• Problem to work on
In the listing below, how many lines contain the word "this"? Please respond with the number only.

• Given data
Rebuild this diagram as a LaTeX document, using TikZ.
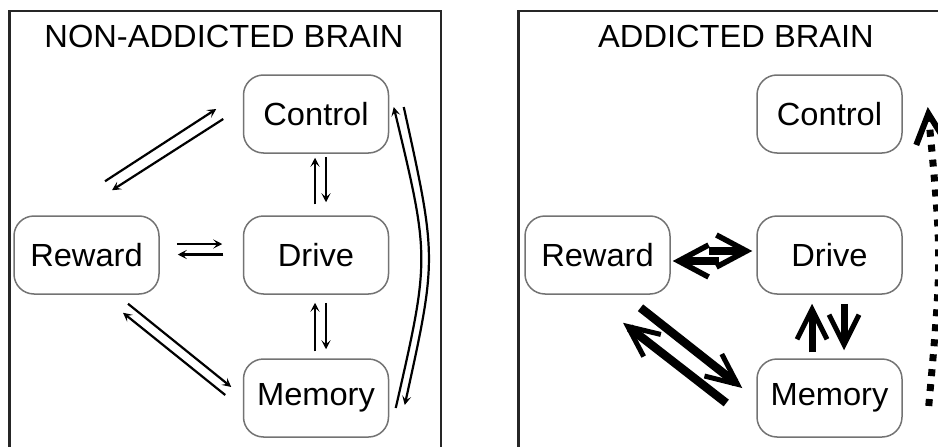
\documentclass[tikz,border=0pt]{standalone}
\usepackage{fontspec}
\setmainfont[FakeStretch=1.02]{Liberation Sans}
\usetikzlibrary{arrows.meta}
\begin{document}
\begin{tikzpicture}[x=1pt,y=-1pt,
  box/.style={draw=black!55, line width=1.5pt, rounded corners=20pt,
    minimum width=145pt, minimum height=78pt, inner sep=0pt,
    font=\fontsize{32}{38}\selectfont},
  ttl/.style={font=\fontsize{32}{38}\selectfont, inner sep=0pt},
  frame/.style={draw=black!85, line width=2.5pt},
  thinarr/.style={line width=2.2pt, -{Stealth[length=9pt,width=9pt,inset=4pt]}},
  thickarr/.style={line width=7.5pt, -{Straight Barb[length=30pt,width=32pt,line width=5.5pt]}},
  fatarr/.style={line width=8.5pt, -{Straight Barb[length=31pt,width=28pt,line width=5pt]}},
  vertarr/.style={line width=7pt, -{Straight Barb[length=30pt,width=30pt,line width=5pt]}},
  dotarr/.style={line width=7pt, dash pattern=on 7pt off 8pt, -{Straight Barb[length=30pt,width=30pt,line width=6pt]}}
]
\useasboundingbox (0,0) rectangle (938,447);
\clip (0,0) rectangle (938,447);

% frames
\draw[frame] (9.5,11) rectangle (441,470);
\draw[frame] (518.5,11) rectangle (980,470);

% titles
\node[ttl] (t1) at (224,36) {NON-ADDICTED BRAIN};
\node[ttl] (t2) at (736,36) {ADDICTED BRAIN};

% left panel nodes
\node[box] (r1) at (86.5,255) {Reward};
\node[box] (c1) at (316,114) {Control};
\node[box] (d1) at (316,255) {Drive};
\node[box] (m1) at (316,398) {Memory};

% right panel nodes
\node[box] (r2) at (597.5,255) {Reward};
\node[box] (c2) at (829.5,114) {Control};
\node[box] (d2) at (829.5,255) {Drive};
\node[box] (m2) at (829.5,398) {Memory};

% left panel connectors
\draw[thinarr] ([shift={(18.5,-34)}]r1.north) -- ([shift={(-26.5,-5)}]c1.west);
\draw[thinarr] ([shift={(-19.5,5)}]c1.west) -- ([shift={(25.5,-25)}]r1.north);

\draw[thinarr] ([shift={(17,-11)}]r1.east) -- ([shift={(-20.5,-11)}]d1.west);
\draw[thinarr] ([shift={(-19.5,-0.5)}]d1.west) -- ([shift={(18,-0.5)}]r1.east);

\draw[thinarr] ([shift={(-1,-11)}]d1.north) -- ([shift={(-1,4)}]c1.south);
\draw[thinarr] ([shift={(10,3)}]c1.south) -- ([shift={(10,-13)}]d1.north);

\draw[thinarr] ([shift={(-1,-7)}]m1.north) -- ([shift={(-1,8)}]d1.south);
\draw[thinarr] ([shift={(10,8)}]d1.south) -- ([shift={(10,-9)}]m1.north);

\draw[thinarr] ([shift={(41.5,9)}]r1.south) -- ([shift={(-11.5,-11)}]m1.west);
\draw[thinarr] ([shift={(-17.5,-3)}]m1.west) -- ([shift={(36.5,18)}]r1.south);

\draw[thinarr] ([shift={(6.5,10)}]m1.east) .. controls (430,258) .. ([shift={(4.5,-7)}]c1.east);
\draw[thinarr] ([shift={(14.5,-7)}]c1.east) .. controls (437,258) .. ([shift={(15.5,7)}]m1.east);

% right panel connectors
\draw[thickarr] ([shift={(38,-4)}]r2.east) -- ([shift={(-4,-4)}]d2.west);
\draw[thickarr] ([shift={(-37,6)}]d2.west) -- ([shift={(2,6)}]r2.east);

\draw[fatarr] ([shift={(43,13)}]r2.south) -- ([shift={(-14,-10)}]m2.west);
\draw[fatarr] ([shift={(-30,5)}]m2.west) -- ([shift={(25.5,28)}]r2.south);

\draw[vertarr] ([shift={(-17.5,-6)}]m2.north) -- ([shift={(-17.5,9)}]d2.south);
\draw[vertarr] ([shift={(14.5,9)}]d2.south) -- ([shift={(14.5,-8)}]m2.north);

\draw[dotarr] ([shift={(26,8)}]m2.east) .. controls (942,258) .. ([shift={(25,-7)}]c2.east);
\end{tikzpicture}
\end{document}
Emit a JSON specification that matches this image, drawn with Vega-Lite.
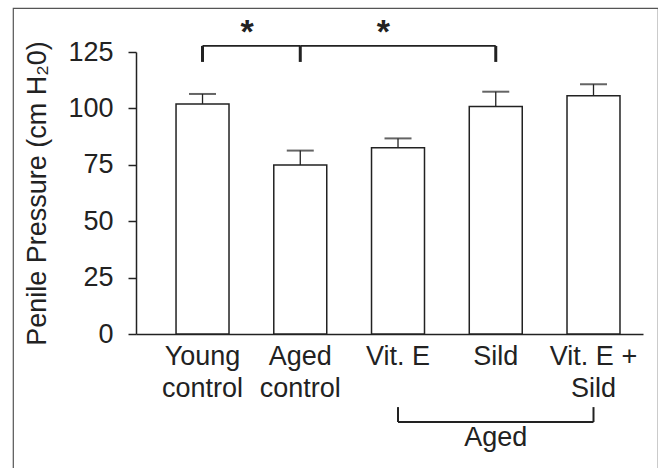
{
  "$schema": "https://vega.github.io/schema/vega-lite/v6.json",
  "autosize": {"type": "none"},
  "padding": {"left": 13, "top": 8, "right": 0, "bottom": 0},
  "width": 645,
  "height": 470,
  "background": "white",
  "config": {
    "font": "Liberation Sans",
    "view": {"stroke": "#555555", "strokeWidth": 1.2},
    "axis": {"grid": false, "domainColor": "#222222", "domainWidth": 1.5, "tickColor": "#222222", "tickWidth": 1.5, "labelColor": "#222222", "titleColor": "#222222", "labelFont": "Liberation Sans", "titleFont": "Liberation Sans"}
  },
  "datasets": {
    "bars": [
      {"group": "Young control", "mean": 102, "upper": 106.4},
      {"group": "Aged control", "mean": 74.9, "upper": 81.3},
      {"group": "Vit. E", "mean": 82.6, "upper": 86.7},
      {"group": "Sild", "mean": 100.8, "upper": 107.4},
      {"group": "Vit. E + Sild", "mean": 105.6, "upper": 110.7}
    ],
    "sigH": [
      {"a": "Young control", "b": "Aged control"},
      {"a": "Aged control", "b": "Sild"}
    ],
    "sigV": [
      {"g": "Young control"},
      {"g": "Aged control"},
      {"g": "Sild"}
    ],
    "agedV": [
      {"g": "Vit. E"},
      {"g": "Vit. E + Sild"}
    ]
  },
  "layer": [
    {
      "data": {"name": "bars"},
      "mark": {"type": "bar", "fill": "white", "stroke": "#222222", "strokeWidth": 1.5},
      "encoding": {
        "x": {
          "field": "group", "type": "nominal", "sort": null,
          "scale": {"range": [123, 630], "paddingInner": 0.458, "paddingOuter": 0.3225, "align": 0.635},
          "axis": {
            "title": null, "orient": "bottom", "offset": -144, "ticks": false, "labelAngle": 0,
            "labelFontSize": 27, "labelLineHeight": 32, "labelPadding": 9,
            "labelExpr": "indexof(datum.label, 'control') > 0 ? split(datum.label, ' ') : datum.label == 'Vit. E + Sild' ? ['Vit. E +', 'Sild'] : datum.label"
          }
        },
        "y": {
          "field": "mean", "type": "quantitative",
          "scale": {"domain": [0, 125], "range": [326, 44], "nice": false},
          "axis": {
            "title": "Penile Pressure (cm H₂0)", "offset": -123, "values": [0, 25, 50, 75, 100, 125],
            "tickSize": 8, "labelFontSize": 27, "labelPadding": 15,
            "titleFontSize": 27, "titleFontWeight": "normal", "titlePadding": 16
          }
        }
      }
    },
    {
      "data": {"name": "bars"},
      "mark": {"type": "rule", "stroke": "#222222", "strokeWidth": 1.3},
      "encoding": {
        "x": {"field": "group", "type": "nominal", "sort": null, "bandPosition": 0.5},
        "y": {"field": "mean", "type": "quantitative"},
        "y2": {"field": "upper"}
      }
    },
    {
      "data": {"name": "bars"},
      "mark": {"type": "tick", "color": "#222222", "size": 27, "thickness": 2, "orient": "horizontal"},
      "encoding": {
        "x": {"field": "group", "type": "nominal", "sort": null},
        "y": {"field": "upper", "type": "quantitative"}
      }
    },
    {
      "data": {"name": "sigH"},
      "mark": {"type": "rule", "stroke": "#222222", "strokeWidth": 1.6},
      "encoding": {
        "x": {"field": "a", "type": "nominal", "sort": null, "bandPosition": 0.5},
        "x2": {"field": "b", "bandPosition": 0.5},
        "y": {"datum": 127.7}
      }
    },
    {
      "data": {"name": "sigV"},
      "mark": {"type": "rule", "stroke": "#222222", "strokeWidth": 3},
      "encoding": {
        "x": {"field": "g", "type": "nominal", "sort": null, "bandPosition": 0.5},
        "y": {"datum": 120.6},
        "y2": {"datum": 127.7}
      }
    },
    {
      "data": {"values": [{"g": "Young control", "s": "*"}]},
      "mark": {"type": "text", "fontSize": 34, "fontWeight": "bold", "baseline": "alphabetic", "align": "center", "dx": 44.5, "color": "#222222"},
      "encoding": {
        "x": {"field": "g", "type": "nominal", "sort": null},
        "y": {"datum": 129},
        "text": {"field": "s"}
      }
    },
    {
      "data": {"values": [{"g": "Aged control", "s": "*"}]},
      "mark": {"type": "text", "fontSize": 34, "fontWeight": "bold", "baseline": "alphabetic", "align": "center", "dx": 83, "color": "#222222"},
      "encoding": {
        "x": {"field": "g", "type": "nominal", "sort": null},
        "y": {"datum": 129},
        "text": {"field": "s"}
      }
    },
    {
      "data": {"values": [{"a": "Vit. E", "b": "Vit. E + Sild"}]},
      "mark": {"type": "rule", "stroke": "#222222", "strokeWidth": 2},
      "encoding": {
        "x": {"field": "a", "type": "nominal", "sort": null, "bandPosition": 0.5},
        "x2": {"field": "b", "bandPosition": 0.5},
        "y": {"datum": -39}
      }
    },
    {
      "data": {"name": "agedV"},
      "mark": {"type": "rule", "stroke": "#222222", "strokeWidth": 2},
      "encoding": {
        "x": {"field": "g", "type": "nominal", "sort": null, "bandPosition": 0.5},
        "y": {"datum": -39},
        "y2": {"datum": -32.4}
      }
    },
    {
      "data": {"values": [{"g": "Sild", "t": "Aged"}]},
      "mark": {"type": "text", "fontSize": 27, "baseline": "alphabetic", "align": "center", "color": "#222222"},
      "encoding": {
        "x": {"field": "g", "type": "nominal", "sort": null},
        "y": {"datum": -49.6},
        "text": {"field": "t"}
      }
    }
  ]
}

• Problem solution
2